General News of Monday, 27 September 2010

Source: Daily Guide

Muntaka faces CHRAJ over pampers

Former Youth and Sports Minister and Member of Parliament for Asawase, Alhaji Mohammed Muntaka Mubarak is appearing before the Commission on Human Rights and Administrative Justice (CHRAJ) over the ‘pampers and khebeb’ scandal.

All things being equal, CHRRAJ boss Francis Emile Short and his team of lawyers will today start hearing the case in which the Minister was alleged to have blown over GH¢16.640 of the taxpayers’ sweat on his child’s pampers, food, oil and a host of other fleeting desires, he was said to have ordered for the release of over GH¢1.4 million to the Sports Council without the approval of the Chief of Staff.

Muntaka, who was barely four months in office, reportedly traveled with his girlfriend, Edith Zineuali, secretary to then Majority Leader in Parliament and now Minister for Works and Housing, Alban Kingsford Sumana Bagbin, to a tournament in Abidjan, Cote D’Ivoire, and slept in a plush hotel, tossing the bills to the State.

Under the circumstance, Muntaka was said to have presented the lady as an employee of the Ministry of Youth and Sports when Ms. Zineuali was indeed a staff of the office of Parliament. He is thus being investigated by the Commission on allegations of abuse of office and conflict of interest which has earned him the nickname ‘Muntaka pampers.

This follows a complaint filed by a pressure group, Progressive Nationalist Forum (PNF) dated January 11, 2010, in which it asked CHRAJ to launch full-scale investigations into the circumstance under which the then Sports Minister “personally arranged for the accommodation of the Black Starts and officials in Navaisha, Kenya, in a pre-match camping against Sudan, without the involvement of any other official of the Ministry.”

PNF, through its Spokesperson Richard Kwesi Nyamah, also enjoined CHRAJ as an investigative body to look into the trip of the former Minister with his girlfriend to Germany with State support. CHRAJ suspended investigations into the allegations on Monday May 31, due to a petition filed by PNF, asking for a stay of proceedings because witnesses for the case were unavailable.

The Commission granted the petition pending the outcome of the court case field against the Attorney General by Albert Anthony Ampong and Adim Odoom, former chief director and principal accountant respectively of the Sports Ministry, both of whom are principal witnesses in the case.

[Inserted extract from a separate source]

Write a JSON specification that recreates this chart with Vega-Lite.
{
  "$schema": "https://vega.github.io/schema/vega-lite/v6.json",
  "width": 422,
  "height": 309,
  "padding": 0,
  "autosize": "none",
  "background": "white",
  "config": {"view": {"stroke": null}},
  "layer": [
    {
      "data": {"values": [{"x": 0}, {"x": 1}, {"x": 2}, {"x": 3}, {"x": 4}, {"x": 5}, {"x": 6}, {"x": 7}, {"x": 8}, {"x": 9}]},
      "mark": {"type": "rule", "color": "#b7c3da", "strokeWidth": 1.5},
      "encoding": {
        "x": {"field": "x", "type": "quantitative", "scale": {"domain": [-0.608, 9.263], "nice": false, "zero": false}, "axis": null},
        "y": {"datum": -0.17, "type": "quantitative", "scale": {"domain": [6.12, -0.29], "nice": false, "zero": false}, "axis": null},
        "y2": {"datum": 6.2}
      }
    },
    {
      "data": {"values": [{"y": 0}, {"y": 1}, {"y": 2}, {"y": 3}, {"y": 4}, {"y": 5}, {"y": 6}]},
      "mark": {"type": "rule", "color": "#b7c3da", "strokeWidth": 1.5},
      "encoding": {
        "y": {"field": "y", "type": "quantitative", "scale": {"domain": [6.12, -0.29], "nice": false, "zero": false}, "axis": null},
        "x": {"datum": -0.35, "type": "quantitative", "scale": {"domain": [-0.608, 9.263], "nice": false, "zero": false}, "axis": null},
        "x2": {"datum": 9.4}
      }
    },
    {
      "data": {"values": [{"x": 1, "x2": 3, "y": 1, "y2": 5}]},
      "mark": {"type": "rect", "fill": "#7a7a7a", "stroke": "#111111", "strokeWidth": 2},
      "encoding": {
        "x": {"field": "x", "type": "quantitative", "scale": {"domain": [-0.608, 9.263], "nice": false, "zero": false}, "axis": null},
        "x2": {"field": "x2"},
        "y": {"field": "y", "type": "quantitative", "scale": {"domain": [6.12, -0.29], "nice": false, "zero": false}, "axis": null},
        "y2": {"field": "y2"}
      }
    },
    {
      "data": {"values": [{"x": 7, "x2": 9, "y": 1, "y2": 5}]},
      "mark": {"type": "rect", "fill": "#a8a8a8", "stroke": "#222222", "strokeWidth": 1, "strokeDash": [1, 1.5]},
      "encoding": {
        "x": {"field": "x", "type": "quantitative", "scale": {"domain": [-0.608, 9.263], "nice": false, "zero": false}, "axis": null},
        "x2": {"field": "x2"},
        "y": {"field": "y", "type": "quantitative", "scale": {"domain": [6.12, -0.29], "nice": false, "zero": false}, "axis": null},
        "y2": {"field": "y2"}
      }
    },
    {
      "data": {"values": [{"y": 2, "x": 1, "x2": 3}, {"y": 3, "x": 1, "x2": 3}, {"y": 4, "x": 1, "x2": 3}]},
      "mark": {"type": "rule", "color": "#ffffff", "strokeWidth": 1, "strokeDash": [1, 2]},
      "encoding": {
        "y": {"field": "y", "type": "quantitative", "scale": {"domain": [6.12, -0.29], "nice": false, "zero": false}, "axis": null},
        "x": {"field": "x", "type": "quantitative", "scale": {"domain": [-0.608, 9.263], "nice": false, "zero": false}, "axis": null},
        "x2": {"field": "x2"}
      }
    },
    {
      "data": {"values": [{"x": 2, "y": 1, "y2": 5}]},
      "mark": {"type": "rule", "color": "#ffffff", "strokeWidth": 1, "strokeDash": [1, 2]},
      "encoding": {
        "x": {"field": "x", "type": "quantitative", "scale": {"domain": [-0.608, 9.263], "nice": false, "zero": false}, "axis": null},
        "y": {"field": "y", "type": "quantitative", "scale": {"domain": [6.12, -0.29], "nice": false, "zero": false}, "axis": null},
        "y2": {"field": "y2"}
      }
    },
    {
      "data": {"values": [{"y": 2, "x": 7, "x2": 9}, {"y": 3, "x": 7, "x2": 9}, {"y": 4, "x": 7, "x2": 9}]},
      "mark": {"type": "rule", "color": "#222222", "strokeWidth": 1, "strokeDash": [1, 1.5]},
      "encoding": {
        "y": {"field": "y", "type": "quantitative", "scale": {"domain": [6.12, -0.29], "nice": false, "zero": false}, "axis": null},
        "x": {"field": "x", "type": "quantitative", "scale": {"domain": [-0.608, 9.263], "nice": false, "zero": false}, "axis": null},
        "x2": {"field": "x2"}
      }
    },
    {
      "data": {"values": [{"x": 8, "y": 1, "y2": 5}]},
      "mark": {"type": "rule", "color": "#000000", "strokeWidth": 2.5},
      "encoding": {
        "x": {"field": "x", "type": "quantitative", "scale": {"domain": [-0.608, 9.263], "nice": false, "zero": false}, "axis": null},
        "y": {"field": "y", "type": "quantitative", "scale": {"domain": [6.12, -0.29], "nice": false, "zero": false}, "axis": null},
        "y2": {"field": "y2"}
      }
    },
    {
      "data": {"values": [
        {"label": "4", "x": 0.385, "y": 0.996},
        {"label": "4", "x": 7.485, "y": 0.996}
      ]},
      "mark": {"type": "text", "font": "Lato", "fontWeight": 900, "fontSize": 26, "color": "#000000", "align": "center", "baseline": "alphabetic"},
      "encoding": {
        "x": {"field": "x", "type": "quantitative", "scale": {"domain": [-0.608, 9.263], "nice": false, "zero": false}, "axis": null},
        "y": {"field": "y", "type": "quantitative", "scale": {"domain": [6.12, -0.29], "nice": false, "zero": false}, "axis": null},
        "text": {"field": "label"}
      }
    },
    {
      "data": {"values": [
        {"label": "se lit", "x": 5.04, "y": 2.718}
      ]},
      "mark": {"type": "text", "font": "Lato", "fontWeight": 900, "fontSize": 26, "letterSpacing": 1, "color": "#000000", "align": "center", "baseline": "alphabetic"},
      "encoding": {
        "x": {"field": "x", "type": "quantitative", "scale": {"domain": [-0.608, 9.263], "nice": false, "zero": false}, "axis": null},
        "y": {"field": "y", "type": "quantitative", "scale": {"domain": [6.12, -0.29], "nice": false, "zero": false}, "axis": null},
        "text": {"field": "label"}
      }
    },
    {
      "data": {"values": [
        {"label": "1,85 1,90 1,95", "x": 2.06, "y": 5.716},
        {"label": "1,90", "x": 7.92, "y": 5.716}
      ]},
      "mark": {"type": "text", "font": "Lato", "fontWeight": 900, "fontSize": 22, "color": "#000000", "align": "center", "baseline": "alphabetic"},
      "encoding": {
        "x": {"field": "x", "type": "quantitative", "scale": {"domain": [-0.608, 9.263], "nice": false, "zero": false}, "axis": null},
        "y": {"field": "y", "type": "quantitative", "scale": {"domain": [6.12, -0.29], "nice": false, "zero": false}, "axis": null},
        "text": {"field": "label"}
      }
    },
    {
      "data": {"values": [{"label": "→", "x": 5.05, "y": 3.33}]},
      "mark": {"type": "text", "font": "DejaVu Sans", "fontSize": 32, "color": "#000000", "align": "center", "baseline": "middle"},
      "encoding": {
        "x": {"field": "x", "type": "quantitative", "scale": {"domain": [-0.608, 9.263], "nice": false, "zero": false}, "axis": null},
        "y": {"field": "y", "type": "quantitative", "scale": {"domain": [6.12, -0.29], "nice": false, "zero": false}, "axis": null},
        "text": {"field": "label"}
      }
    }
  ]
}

Now that the case has been determined in court, they thought it was time to resume hearing. The group thus charged the Commission to cause the former minister to refund an amount of GH¢664.02 in respect of baby oil, baby food, mouth wash and other house hold items charged on the ministry’s imprest account.

PNF also alleged that the former Sports Minister requested GH¢1,000 per match for the services of a ‘mallam’ (spiritualist) and demanded cash immediately for the purpose, adding that “….. a director, Alhaji Abdullai Yakubu, was asked by Respondent to authorize payment without passing through the director, who is the spending officer”. Furthermore, the pressure group accused Muntaka of fraudulently using his office to acquire a German visa for his girlfriend, Edith Zineuali.

The group therefore wants criminal charges to be preferred against the former Minister for Youth and Sports where he was found to have engaged in any fraudulent act; and a declaration amongst others that he abused the trust and confidence reposed in him by the good people of the Republic of Ghana and his oath of office.

It is also asking CHRAJ to declare that the former minister was fraudulent in obtaining a German visa for his girlfriend. In spite of the fact that the national Security made adverse finding of impropriety against Muntaka when it investigated the case, President Mills only asked the former Minister to resign his position whilst no other punitive action was taken against him, except to be asked to refund money unlawfully spent.

The President and his advisors thought it ‘wise’ to interdict and later relieve the then Principal Accountant, Adim Odoom and the then Chief Director of the Ministry, Albert Ampong, on the grounds that they failed to ensure that laid down procedures were followed to guide the former Minister’ ‘reckless’ expenditure - a decision the Human Rights Court has overturned.

This was probably part of the reason the likes of presidential aide, Stan Dogbe are still hanging on to their jobs even after blowing over GH¢ 169,000 at the Ministry of Information on supposed hampers, when the money was meant for education campaign on the 2010 budget whilst the wrong persons, the Director of Information Service Department (ISD), Nee Agiri Banor had been made a ‘sacrificial lamb’.